Now don’t get me wrong, I am so happy for my friends I could squeal. In fact, I have.
I find myself, once again, a maid-of-honour. I’m so grateful for her choosing me. Last time, though, my duties were virtually non-existent due to the fact that she had a destination wedding to keep her insane family away. When I mean insane – I meant it. One of her family members showed up to the last family reunion with a shot gun and there was a police stand off. Another believes in Dolphin Jesus – she believed that Jesus was reincarnated as a dolphin and literally worshiped all dolphin statues. That’s just the tip of that iceberg. But back to my original line of thought [SQUIRREL!].
I have absolutely no clue what a maid-of-honour does. From what I’ve read I support my bride and help her along the way. Vague enough for you? Is for me too. None-the-less I’m trying to do everything I can to help – but we live 1,600 km away! That and I’m traveling this year so putting together a bachelorette party isn’t all that easy. I really feel like I’m shirking my responsibilities.

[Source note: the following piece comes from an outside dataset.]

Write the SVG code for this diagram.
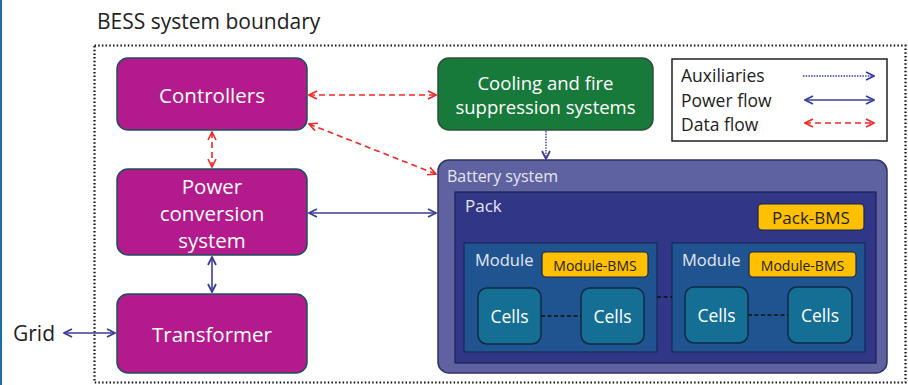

Luckily she’s very laid back about her wedding. She really wants it to be low key. Thankfully she doesn’t see it that way.

So – on to my second trouble. I promised her, oh, 10 years back that I would do her wedding cake. I’m sticking to it. Of course with the whole laid back attitude comes the “do whatever you want” clause. I’m trying to stick to a beach/ocean theme. She’s getting married on a beach at the end of August. I am having so much trouble putting this together! I have inspiration for it but every time I try to sketch it out it looks like crap. So I start looking for different inspiration. I am an artist in the respect of copying. Show me a photo of something and odds are great that I can duplicate it. One cake that I showed her, she loved. Great! Only when you google that specific cake a million and one of them come up. I know what I create won’t be perfectly unique. (I subscribe to the idea that it’s all been done before we just keep improving it.) But I’d like it to be at least special. Which means “improving” that design. Changing it just a little bit so that’s it’s all hers.

I think my best bet is to just zen it out. Stop stressing about it all… maybe then it will come to me.